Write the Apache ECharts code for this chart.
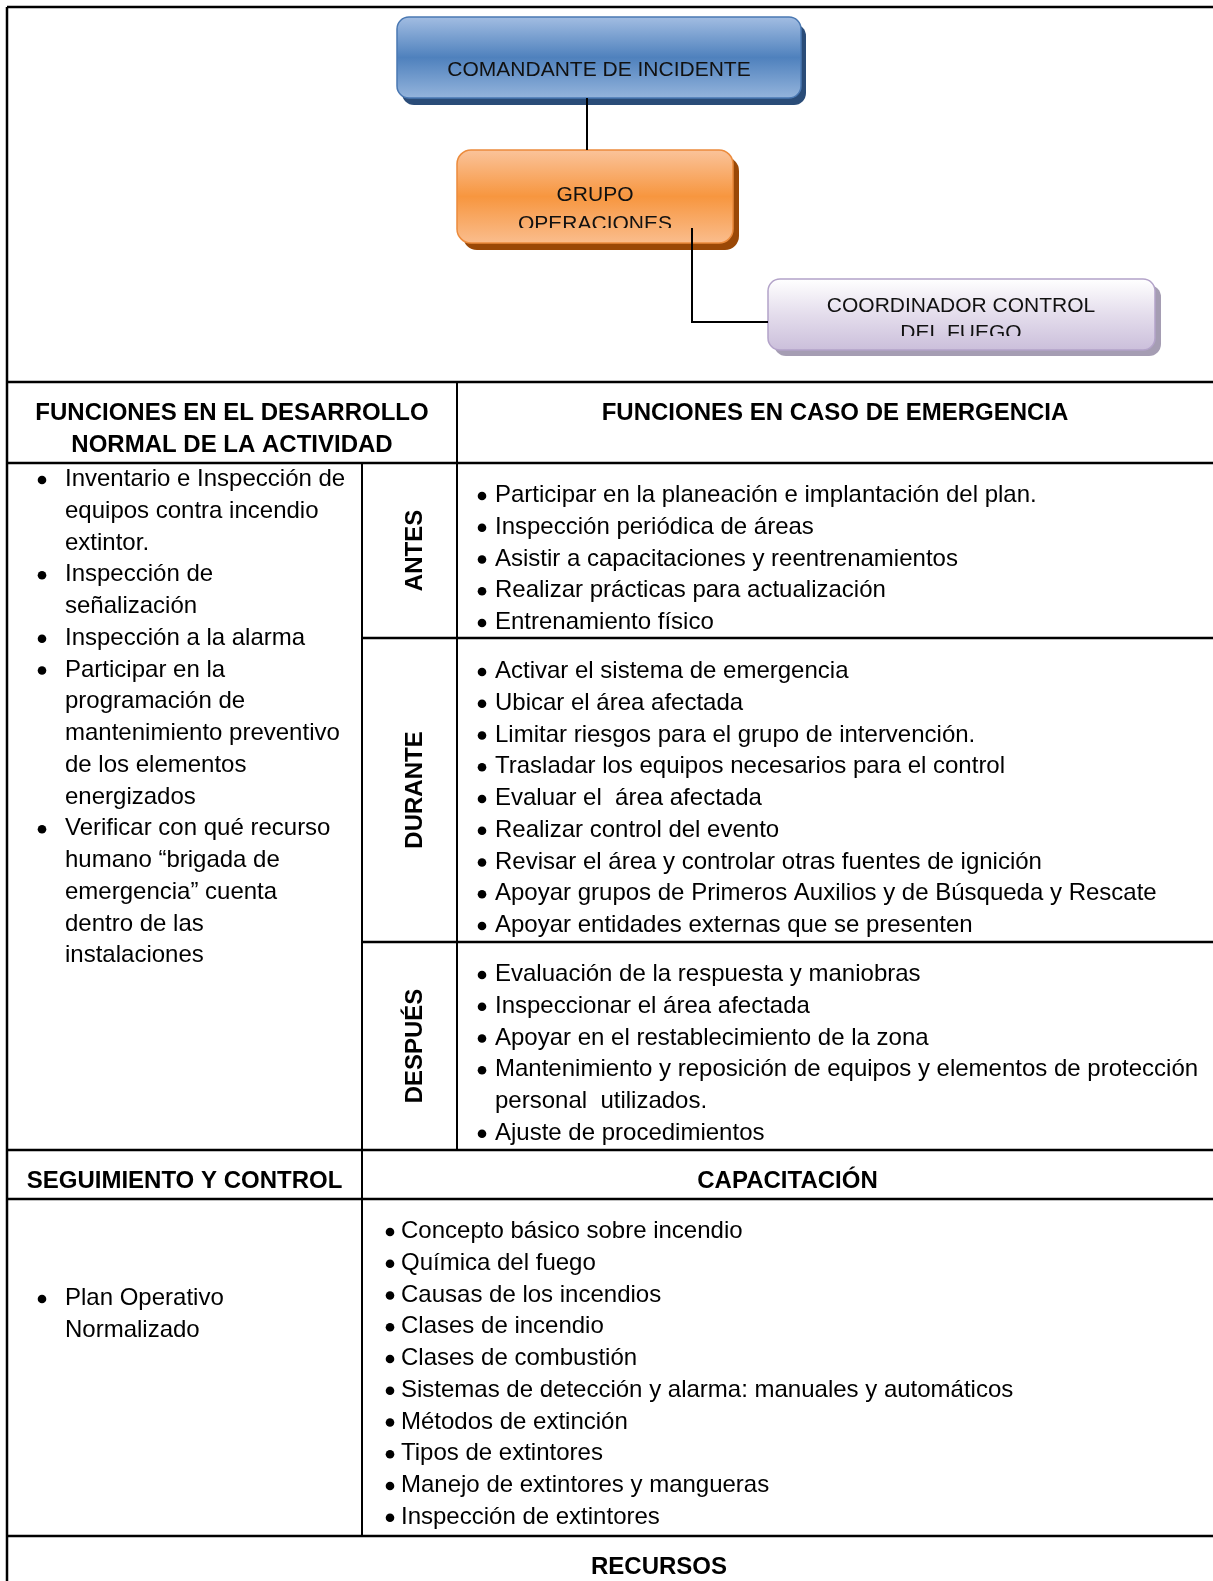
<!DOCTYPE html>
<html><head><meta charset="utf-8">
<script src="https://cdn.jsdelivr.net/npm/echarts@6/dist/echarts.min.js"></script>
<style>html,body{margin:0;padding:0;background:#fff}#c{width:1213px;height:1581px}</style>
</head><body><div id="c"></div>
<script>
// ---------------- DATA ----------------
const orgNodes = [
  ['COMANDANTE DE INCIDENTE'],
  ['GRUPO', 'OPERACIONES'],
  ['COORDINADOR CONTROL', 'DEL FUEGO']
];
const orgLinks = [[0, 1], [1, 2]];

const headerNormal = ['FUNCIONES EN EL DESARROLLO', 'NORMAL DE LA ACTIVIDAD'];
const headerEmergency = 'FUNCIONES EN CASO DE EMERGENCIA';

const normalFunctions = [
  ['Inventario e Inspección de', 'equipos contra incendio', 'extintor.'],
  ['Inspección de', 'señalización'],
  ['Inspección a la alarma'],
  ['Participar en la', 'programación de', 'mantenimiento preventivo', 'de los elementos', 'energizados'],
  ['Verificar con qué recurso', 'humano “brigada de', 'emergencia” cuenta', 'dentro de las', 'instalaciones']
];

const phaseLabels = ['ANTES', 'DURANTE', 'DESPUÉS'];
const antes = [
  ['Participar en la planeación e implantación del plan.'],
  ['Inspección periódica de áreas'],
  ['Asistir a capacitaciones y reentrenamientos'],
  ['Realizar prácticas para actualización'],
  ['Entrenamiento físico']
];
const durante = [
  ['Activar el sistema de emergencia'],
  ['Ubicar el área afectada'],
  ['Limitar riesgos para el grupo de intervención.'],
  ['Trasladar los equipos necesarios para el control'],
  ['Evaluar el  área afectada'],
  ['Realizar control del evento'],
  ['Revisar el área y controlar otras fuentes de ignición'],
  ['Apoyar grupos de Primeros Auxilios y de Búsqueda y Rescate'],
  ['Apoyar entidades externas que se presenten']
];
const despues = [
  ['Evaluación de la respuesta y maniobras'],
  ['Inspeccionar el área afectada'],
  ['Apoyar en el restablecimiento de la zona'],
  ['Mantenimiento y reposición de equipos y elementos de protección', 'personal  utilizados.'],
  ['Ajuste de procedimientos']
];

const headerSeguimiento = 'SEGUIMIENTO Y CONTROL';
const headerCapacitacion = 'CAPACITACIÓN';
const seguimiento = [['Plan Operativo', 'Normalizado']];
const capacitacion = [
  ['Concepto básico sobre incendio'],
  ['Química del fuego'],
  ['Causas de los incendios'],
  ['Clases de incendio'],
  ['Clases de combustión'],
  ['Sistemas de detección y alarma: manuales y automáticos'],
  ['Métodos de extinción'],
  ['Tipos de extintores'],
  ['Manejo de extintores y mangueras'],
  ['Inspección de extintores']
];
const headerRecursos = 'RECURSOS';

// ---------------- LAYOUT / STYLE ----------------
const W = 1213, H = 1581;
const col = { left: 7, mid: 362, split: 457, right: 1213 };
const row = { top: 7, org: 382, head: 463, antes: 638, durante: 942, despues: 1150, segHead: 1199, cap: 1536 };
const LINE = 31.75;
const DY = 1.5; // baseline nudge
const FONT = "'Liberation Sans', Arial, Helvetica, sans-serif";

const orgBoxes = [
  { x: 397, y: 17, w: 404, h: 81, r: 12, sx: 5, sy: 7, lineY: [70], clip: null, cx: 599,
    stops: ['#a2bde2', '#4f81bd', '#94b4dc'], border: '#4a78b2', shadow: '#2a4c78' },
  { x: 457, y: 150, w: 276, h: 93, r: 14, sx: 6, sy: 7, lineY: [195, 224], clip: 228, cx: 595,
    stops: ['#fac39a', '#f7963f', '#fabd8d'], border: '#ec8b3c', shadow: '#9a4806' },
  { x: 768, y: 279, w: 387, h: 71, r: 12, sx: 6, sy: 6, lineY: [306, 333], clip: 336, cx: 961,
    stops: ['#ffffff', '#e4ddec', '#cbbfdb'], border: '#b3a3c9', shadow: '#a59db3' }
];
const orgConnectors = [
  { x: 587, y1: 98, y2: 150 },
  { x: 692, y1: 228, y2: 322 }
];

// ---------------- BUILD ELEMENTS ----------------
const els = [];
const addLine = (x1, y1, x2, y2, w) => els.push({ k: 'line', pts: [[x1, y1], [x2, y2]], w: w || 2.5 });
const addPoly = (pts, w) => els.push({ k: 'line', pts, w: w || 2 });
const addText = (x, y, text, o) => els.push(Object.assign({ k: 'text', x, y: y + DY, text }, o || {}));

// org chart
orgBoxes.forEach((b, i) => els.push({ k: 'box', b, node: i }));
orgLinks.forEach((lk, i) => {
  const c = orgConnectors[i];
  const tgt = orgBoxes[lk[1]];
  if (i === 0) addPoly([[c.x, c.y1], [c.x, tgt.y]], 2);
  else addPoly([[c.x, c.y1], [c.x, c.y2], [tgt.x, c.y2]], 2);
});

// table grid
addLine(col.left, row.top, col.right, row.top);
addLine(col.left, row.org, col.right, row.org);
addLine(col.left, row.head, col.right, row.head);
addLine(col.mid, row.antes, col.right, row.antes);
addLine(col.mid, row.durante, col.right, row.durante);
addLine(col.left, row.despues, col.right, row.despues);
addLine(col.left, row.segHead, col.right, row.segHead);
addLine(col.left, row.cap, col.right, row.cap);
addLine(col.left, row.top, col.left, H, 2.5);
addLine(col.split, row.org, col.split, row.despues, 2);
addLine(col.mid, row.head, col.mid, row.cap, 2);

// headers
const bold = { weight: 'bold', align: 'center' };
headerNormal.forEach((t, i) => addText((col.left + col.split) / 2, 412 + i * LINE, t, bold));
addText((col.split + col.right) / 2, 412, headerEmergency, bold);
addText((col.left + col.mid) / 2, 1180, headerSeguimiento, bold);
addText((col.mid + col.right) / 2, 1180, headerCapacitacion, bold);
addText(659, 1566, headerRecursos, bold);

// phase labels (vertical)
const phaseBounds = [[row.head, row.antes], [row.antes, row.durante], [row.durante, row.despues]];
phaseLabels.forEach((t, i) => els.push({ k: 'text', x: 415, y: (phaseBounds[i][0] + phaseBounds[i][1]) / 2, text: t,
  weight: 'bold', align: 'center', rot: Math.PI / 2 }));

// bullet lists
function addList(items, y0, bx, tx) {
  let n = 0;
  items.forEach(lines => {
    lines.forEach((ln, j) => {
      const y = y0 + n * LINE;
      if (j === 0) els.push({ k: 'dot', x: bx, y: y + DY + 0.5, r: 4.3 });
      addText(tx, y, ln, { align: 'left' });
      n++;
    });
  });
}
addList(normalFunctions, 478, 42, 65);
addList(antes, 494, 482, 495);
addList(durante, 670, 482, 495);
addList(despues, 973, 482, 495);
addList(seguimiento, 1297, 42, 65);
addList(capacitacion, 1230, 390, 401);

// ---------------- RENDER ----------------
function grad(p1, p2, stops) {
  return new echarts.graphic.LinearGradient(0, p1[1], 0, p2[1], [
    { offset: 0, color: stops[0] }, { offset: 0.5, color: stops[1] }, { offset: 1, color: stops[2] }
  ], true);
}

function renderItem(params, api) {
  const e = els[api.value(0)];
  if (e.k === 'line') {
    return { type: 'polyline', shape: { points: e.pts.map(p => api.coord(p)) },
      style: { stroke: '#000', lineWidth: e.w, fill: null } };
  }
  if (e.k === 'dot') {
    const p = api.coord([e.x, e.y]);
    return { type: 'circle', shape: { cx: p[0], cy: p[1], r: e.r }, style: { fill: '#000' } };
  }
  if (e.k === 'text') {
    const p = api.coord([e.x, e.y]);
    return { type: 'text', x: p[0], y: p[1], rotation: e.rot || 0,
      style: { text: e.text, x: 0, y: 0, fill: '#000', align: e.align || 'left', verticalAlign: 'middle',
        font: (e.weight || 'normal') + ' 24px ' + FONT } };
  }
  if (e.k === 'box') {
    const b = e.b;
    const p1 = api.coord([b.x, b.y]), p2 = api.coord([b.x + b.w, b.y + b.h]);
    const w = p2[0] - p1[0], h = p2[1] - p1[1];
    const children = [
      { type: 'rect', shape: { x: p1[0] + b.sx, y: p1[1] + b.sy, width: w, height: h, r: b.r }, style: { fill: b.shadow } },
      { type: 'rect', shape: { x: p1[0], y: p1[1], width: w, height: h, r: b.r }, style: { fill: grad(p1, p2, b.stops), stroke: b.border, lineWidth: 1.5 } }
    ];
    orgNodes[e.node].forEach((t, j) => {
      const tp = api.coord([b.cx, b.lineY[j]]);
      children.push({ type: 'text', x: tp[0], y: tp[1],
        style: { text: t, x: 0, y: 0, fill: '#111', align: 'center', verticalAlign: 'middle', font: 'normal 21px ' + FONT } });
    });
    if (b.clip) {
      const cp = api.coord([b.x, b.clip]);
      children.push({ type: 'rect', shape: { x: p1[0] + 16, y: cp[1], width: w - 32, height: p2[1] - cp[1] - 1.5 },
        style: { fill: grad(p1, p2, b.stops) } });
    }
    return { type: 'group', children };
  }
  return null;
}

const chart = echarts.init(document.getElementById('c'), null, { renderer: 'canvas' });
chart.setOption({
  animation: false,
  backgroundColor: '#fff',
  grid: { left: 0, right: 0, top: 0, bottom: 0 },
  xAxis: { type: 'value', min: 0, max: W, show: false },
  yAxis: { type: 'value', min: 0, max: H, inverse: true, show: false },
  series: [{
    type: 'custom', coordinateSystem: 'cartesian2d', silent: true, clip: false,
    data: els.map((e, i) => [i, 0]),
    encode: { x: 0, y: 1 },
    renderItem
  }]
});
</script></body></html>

##############################

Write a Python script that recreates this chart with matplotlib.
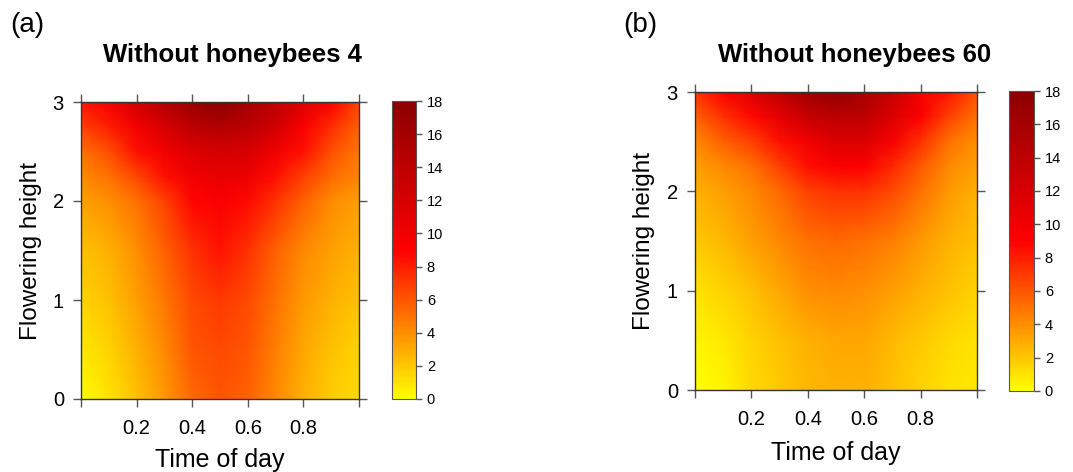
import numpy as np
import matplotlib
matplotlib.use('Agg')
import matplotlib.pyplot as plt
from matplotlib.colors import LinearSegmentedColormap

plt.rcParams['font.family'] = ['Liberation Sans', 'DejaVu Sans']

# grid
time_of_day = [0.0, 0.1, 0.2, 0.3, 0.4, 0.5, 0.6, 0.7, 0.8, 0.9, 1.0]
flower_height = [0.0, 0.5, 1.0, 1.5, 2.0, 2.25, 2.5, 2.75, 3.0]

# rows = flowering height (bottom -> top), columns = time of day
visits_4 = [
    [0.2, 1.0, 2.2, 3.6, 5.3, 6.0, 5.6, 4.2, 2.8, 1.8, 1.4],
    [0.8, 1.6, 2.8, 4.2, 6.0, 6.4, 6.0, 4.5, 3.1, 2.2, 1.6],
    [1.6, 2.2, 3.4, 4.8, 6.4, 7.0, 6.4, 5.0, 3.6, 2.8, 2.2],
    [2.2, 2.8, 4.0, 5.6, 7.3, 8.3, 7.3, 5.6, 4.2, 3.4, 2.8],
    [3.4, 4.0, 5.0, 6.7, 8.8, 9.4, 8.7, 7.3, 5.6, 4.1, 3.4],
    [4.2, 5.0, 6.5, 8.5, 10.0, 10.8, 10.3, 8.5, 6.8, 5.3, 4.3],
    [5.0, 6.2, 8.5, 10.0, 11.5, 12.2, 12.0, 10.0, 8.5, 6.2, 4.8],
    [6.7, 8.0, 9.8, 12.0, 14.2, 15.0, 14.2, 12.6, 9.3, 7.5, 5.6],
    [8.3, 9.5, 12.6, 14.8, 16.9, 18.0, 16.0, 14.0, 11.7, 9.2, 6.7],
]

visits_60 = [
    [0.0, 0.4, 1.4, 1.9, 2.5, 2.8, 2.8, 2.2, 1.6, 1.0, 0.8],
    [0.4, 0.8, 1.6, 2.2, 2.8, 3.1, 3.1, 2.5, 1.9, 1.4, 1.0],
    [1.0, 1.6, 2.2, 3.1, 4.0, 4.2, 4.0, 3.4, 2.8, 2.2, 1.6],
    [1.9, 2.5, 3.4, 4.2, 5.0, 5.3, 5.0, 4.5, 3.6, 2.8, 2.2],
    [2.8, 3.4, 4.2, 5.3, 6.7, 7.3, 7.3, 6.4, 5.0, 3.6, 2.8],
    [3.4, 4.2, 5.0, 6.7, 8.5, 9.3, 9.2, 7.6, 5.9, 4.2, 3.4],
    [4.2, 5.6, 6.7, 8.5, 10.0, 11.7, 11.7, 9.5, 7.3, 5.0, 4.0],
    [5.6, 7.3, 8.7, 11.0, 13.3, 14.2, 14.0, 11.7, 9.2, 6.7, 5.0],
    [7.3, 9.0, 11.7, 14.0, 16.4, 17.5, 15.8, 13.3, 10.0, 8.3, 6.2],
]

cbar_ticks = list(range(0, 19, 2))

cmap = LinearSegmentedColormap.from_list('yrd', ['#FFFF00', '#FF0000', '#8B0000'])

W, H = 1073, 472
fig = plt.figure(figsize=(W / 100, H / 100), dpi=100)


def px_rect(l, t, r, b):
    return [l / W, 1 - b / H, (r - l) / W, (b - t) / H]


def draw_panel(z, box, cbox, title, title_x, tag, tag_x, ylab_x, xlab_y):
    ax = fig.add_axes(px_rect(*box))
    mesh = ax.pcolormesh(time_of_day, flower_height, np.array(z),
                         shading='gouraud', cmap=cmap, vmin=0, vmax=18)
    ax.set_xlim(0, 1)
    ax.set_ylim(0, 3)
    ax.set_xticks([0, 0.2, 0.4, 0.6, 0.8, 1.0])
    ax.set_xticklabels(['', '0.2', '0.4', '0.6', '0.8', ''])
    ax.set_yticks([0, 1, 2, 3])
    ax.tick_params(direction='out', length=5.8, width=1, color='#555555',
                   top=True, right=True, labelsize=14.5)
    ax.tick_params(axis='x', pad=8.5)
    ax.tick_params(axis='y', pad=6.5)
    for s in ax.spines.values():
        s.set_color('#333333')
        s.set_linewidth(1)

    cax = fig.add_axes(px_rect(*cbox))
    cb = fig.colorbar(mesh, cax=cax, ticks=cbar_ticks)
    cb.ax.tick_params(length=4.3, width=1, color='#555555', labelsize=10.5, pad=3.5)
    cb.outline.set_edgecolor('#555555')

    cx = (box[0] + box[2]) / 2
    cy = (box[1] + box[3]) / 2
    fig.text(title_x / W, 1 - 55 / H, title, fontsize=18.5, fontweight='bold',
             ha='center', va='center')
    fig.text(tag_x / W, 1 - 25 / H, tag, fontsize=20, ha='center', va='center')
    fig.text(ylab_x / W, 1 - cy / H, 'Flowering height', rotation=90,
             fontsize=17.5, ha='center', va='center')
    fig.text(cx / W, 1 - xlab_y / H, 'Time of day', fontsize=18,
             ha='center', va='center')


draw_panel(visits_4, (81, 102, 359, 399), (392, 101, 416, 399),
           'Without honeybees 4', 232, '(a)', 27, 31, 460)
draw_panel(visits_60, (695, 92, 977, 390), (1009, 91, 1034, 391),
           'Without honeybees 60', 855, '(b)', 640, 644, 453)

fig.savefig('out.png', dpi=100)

##############################

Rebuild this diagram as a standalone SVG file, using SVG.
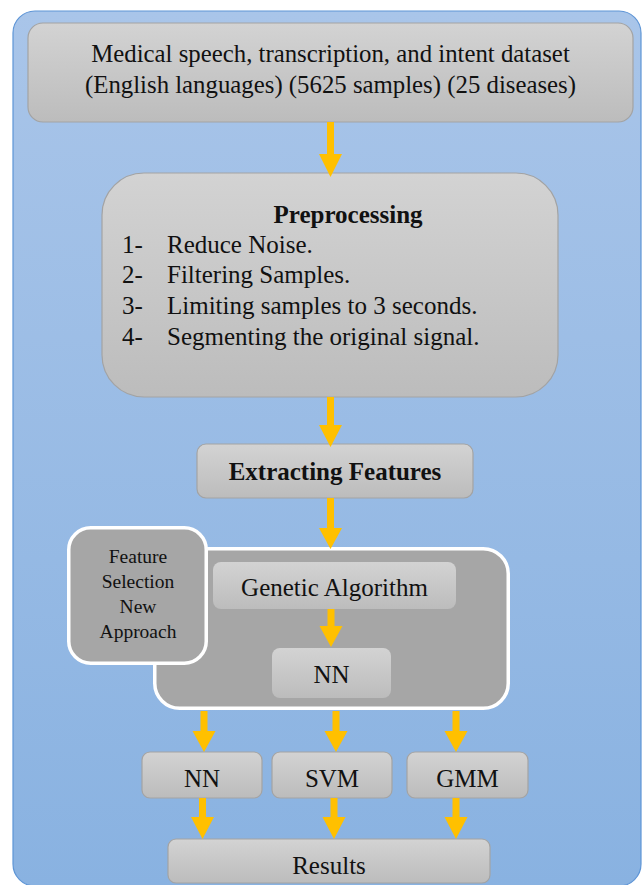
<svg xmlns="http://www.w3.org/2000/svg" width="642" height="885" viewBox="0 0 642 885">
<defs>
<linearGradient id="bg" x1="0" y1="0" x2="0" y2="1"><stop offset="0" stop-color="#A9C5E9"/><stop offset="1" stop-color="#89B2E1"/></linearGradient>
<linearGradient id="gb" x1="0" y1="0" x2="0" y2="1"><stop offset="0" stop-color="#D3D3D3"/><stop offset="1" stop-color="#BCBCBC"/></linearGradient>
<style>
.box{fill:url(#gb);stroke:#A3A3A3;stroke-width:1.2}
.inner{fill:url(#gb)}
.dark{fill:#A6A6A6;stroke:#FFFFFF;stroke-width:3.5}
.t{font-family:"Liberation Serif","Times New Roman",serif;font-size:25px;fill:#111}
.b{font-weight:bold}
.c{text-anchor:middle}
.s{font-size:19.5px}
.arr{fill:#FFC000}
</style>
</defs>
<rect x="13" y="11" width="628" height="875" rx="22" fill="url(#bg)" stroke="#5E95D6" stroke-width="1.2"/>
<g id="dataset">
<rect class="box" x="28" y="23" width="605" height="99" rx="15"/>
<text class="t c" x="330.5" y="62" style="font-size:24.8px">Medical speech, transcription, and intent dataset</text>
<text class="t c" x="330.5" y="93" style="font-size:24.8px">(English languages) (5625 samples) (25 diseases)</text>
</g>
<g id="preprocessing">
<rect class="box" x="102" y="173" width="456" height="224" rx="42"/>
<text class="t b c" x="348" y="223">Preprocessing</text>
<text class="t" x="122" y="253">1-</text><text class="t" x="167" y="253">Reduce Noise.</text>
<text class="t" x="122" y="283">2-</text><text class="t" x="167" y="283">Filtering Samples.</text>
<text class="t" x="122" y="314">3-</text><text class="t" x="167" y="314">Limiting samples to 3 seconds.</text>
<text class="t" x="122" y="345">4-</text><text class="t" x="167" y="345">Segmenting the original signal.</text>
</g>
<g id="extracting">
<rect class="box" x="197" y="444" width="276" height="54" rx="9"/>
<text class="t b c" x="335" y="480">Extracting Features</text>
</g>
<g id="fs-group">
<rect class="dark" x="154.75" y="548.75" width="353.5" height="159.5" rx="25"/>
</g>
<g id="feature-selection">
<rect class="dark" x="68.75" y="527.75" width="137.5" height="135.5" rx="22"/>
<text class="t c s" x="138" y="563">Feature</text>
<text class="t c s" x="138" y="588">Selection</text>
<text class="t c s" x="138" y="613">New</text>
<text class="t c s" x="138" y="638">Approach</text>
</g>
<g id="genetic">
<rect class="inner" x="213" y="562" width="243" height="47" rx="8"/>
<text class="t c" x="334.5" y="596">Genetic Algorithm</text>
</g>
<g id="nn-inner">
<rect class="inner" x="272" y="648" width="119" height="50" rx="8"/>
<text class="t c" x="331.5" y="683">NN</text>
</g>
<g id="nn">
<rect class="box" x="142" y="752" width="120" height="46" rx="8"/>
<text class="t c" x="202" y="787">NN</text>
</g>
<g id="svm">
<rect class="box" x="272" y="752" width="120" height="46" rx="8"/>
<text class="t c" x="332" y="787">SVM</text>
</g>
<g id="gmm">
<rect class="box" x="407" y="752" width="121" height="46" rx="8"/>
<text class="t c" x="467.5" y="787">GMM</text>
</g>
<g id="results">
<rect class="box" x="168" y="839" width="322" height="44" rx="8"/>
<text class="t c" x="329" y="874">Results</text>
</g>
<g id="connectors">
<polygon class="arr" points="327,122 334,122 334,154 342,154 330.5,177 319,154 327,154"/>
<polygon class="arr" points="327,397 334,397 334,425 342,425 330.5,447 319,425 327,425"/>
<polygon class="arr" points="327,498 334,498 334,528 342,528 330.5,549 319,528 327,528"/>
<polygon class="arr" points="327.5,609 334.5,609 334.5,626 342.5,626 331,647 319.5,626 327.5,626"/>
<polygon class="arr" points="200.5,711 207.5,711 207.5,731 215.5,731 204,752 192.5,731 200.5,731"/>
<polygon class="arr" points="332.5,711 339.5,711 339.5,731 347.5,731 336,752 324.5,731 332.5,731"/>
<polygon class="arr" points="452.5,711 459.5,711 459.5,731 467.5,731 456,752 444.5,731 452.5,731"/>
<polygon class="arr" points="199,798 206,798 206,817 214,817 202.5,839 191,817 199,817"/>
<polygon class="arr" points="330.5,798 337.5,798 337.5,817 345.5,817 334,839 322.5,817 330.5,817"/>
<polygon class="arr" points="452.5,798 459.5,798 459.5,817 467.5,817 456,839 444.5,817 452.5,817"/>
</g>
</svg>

##############################

— Given problem —
Copy the listing above exactly, but only from the line with "Write the Apache ECharts code for this chart." through the line with "const headerEmergency = 'FUNCIONES", including those two lines and excluding any picture.

— Finished answer —
Write the Apache ECharts code for this chart.
<!DOCTYPE html>
<html><head><meta charset="utf-8">
<script src="https://cdn.jsdelivr.net/npm/echarts@6/dist/echarts.min.js"></script>
<style>html,body{margin:0;padding:0;background:#fff}#c{width:1213px;height:1581px}</style>
</head><body><div id="c"></div>
<script>
// ---------------- DATA ----------------
const orgNodes = [
  ['COMANDANTE DE INCIDENTE'],
  ['GRUPO', 'OPERACIONES'],
  ['COORDINADOR CONTROL', 'DEL FUEGO']
];
const orgLinks = [[0, 1], [1, 2]];

const headerNormal = ['FUNCIONES EN EL DESARROLLO', 'NORMAL DE LA ACTIVIDAD'];
const headerEmergency = 'FUNCIONES EN CASO DE EMERGENCIA';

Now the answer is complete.